VERSAILLES, COMPIÈGNE ET FONTAINEBLEAU. À LA REDÉCOUVERTE D’UN PATRIMOINE THÉÂTRAL LONGTEMPS NÉGLIGÉ
Résumés
Méconnu, le patrimoine des seuls théâtres de cour conservés en France, au sein des châteaux de Versailles, de Compiègne et de Fontainebleau, fait aujourd’hui l’objet d’une attention nouvelle. Les décors de scène conservés constituent les derniers témoignages d’un fonds commun, celui des Menus Plaisirs, et une exceptionnelle évocation de l’art théâtral du xixe siècle. À travers les expériences singulières menées à Versailles, Compiègne et Fontainebleau se confirment la reconnaissance de ces richesses insoupçonnées et leur transmission.

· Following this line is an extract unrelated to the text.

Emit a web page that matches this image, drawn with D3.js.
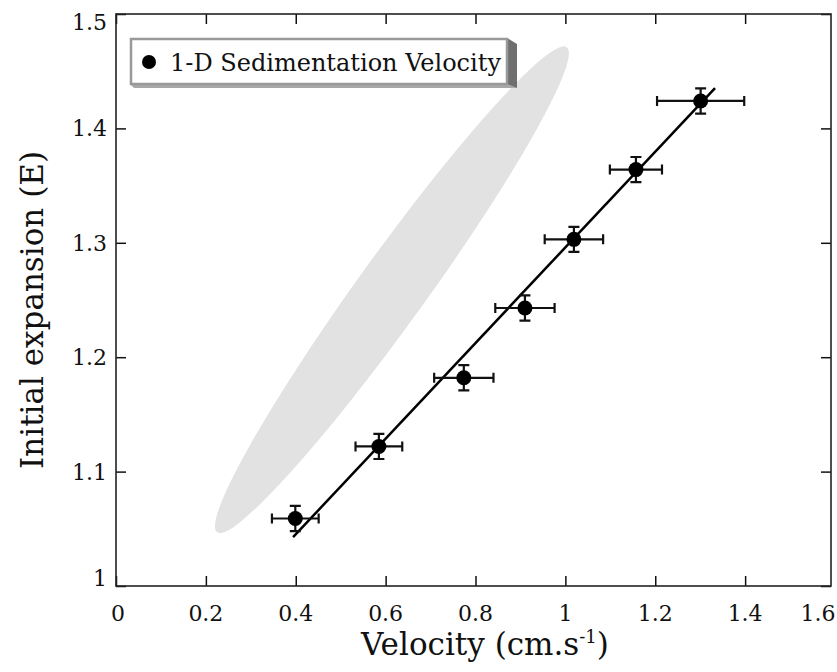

L’étude de ces décors de scène et des machineries de théâtre, leur inventaire, leur conservation et leur présentation sont au cœur d’une réflexion globale, issue de la redécouverte de ce patrimoine matériel et immatériel, embrassant la manière de planter ces décors sur scène, de les révéler par la lumière, de les animer pour en comprendre le potentiel scénographique et de les restaurer voire de les compléter.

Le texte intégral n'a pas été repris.